§ **Task requirements**
Return the lines below exactly, from the first line to the line that contains "(archRsub) at (359,720)". Leave out pictures.

--- Dataset excerpt ---

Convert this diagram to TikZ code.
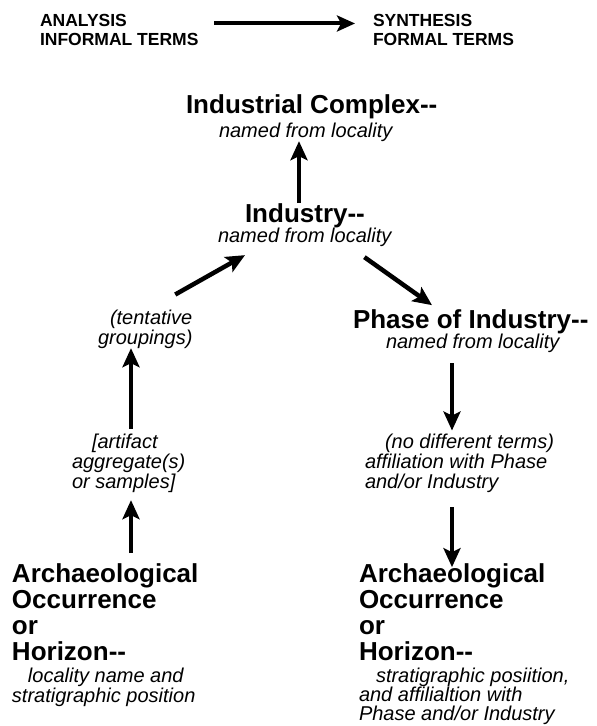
\documentclass[tikz,border=0pt]{standalone}
\usepackage{fontspec}
\setmainfont{Liberation Sans}
\usetikzlibrary{arrows.meta,calc}
\begin{document}
\begin{tikzpicture}[x=1pt,y=-1pt,
  txt/.style={inner sep=0pt,outer sep=0pt,anchor=base west,align=left},
  head/.style={txt,font=\fontsize{17.5}{19}\selectfont\bfseries},
  big/.style={txt,font=\fontsize{26}{26}\selectfont\bfseries},
  sub/.style={txt,font=\fontsize{20}{20}\selectfont\itshape},
  sublow/.style={txt,font=\fontsize{20}{19}\selectfont\itshape},
  arr/.style={line width=4.5pt,-{Stealth[length=19pt,width=17pt,inset=4pt]}},
  harr/.style={line width=4pt,-{Stealth[length=18pt,width=16pt,inset=4pt]}}]
\useasboundingbox (0,0) rectangle (597,726);

% multi-line nodes are placed by the baseline of their last line
\node[head] (analysis) at (40,45) {ANALYSIS\\INFORMAL TERMS};
\node[head] (synthesis) at (373,45) {SYNTHESIS\\FORMAL TERMS};

\node[big] (ic) at (186,113) {Industrial Complex-{}-};
\node[sub] (icsub) at (219,137) {named from locality};
\node[big] (ind) at (245,222) {Industry-{}-};
\node[sub] (indsub) at (218,242) {named from locality};

\node[sub] (tent) at (98,344) {\hspace*{12pt}(tentative\\groupings)};
\node[sub] (art) at (72,488) {\hspace*{20pt}[artifact\\aggregate(s)\\or samples]};

\node[big] (phase) at (353,328) {Phase of Industry-{}-};
\node[sub] (phasesub) at (386,348) {named from locality};
\node[sub] (nodiff) at (365,488) {\hspace*{20pt}(no different terms)\\affiliation with Phase\\and/or Industry};

\node[big] (archL) at (12,660) {Archaeological\\Occurrence\\or\\Horizon-{}-};
\node[sub] (archLsub) at (12,702) {\hspace*{16pt}locality name and\\stratigraphic position};

\node[big] (archR) at (359,660) {Archaeological\\Occurrence\\or\\Horizon-{}-};
\node[sublow] (archRsub) at (359,720) {\hspace*{17pt}stratigraphic posiition,\\and affilialtion with\\Phase and/or Industry};

% connectors
\draw[harr] ($(analysis.east)+(16,-6)$) -- ($(synthesis.west)+(-18,-6)$);
\draw[arr] (ind.north -| 299,0) -- (icsub.south -| 299,0);
\draw[arr] ($(tent.north)+(30,-15)$) -- ($(indsub.south west)+(27,9)$);
\draw[arr] ($(indsub.south east)+(-27,11)$) -- ($(phase.north west)+(79,-4)$);
\draw[arr,shorten <=5pt] (art.north -| 131,0) -- (tent.south -| 131,0);
\draw[arr,shorten <=10pt,shorten >=8pt] (archL.north -| 131,0) -- (art.south -| 131,0);
\draw[arr,shorten <=11pt,shorten >=3pt] (phasesub.south -| 452,0) -- (nodiff.north -| 452,0);
\draw[arr,shorten <=15pt,shorten >=-4pt] (nodiff.south -| 452,0) -- (archR.north -| 452,0);
\end{tikzpicture}
\end{document}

---

§ **Answer for the task**
Convert this diagram to TikZ code.
\documentclass[tikz,border=0pt]{standalone}
\usepackage{fontspec}
\setmainfont{Liberation Sans}
\usetikzlibrary{arrows.meta,calc}
\begin{document}
\begin{tikzpicture}[x=1pt,y=-1pt,
  txt/.style={inner sep=0pt,outer sep=0pt,anchor=base west,align=left},
  head/.style={txt,font=\fontsize{17.5}{19}\selectfont\bfseries},
  big/.style={txt,font=\fontsize{26}{26}\selectfont\bfseries},
  sub/.style={txt,font=\fontsize{20}{20}\selectfont\itshape},
  sublow/.style={txt,font=\fontsize{20}{19}\selectfont\itshape},
  arr/.style={line width=4.5pt,-{Stealth[length=19pt,width=17pt,inset=4pt]}},
  harr/.style={line width=4pt,-{Stealth[length=18pt,width=16pt,inset=4pt]}}]
\useasboundingbox (0,0) rectangle (597,726);

% multi-line nodes are placed by the baseline of their last line
\node[head] (analysis) at (40,45) {ANALYSIS\\INFORMAL TERMS};
\node[head] (synthesis) at (373,45) {SYNTHESIS\\FORMAL TERMS};

\node[big] (ic) at (186,113) {Industrial Complex-{}-};
\node[sub] (icsub) at (219,137) {named from locality};
\node[big] (ind) at (245,222) {Industry-{}-};
\node[sub] (indsub) at (218,242) {named from locality};

\node[sub] (tent) at (98,344) {\hspace*{12pt}(tentative\\groupings)};
\node[sub] (art) at (72,488) {\hspace*{20pt}[artifact\\aggregate(s)\\or samples]};

\node[big] (phase) at (353,328) {Phase of Industry-{}-};
\node[sub] (phasesub) at (386,348) {named from locality};
\node[sub] (nodiff) at (365,488) {\hspace*{20pt}(no different terms)\\affiliation with Phase\\and/or Industry};

\node[big] (archL) at (12,660) {Archaeological\\Occurrence\\or\\Horizon-{}-};
\node[sub] (archLsub) at (12,702) {\hspace*{16pt}locality name and\\stratigraphic position};

\node[big] (archR) at (359,660) {Archaeological\\Occurrence\\or\\Horizon-{}-};
\node[sublow] (archRsub) at (359,720) {\hspace*{17pt}stratigraphic posiition,\\and affilialtion with\\Phase and/or Industry};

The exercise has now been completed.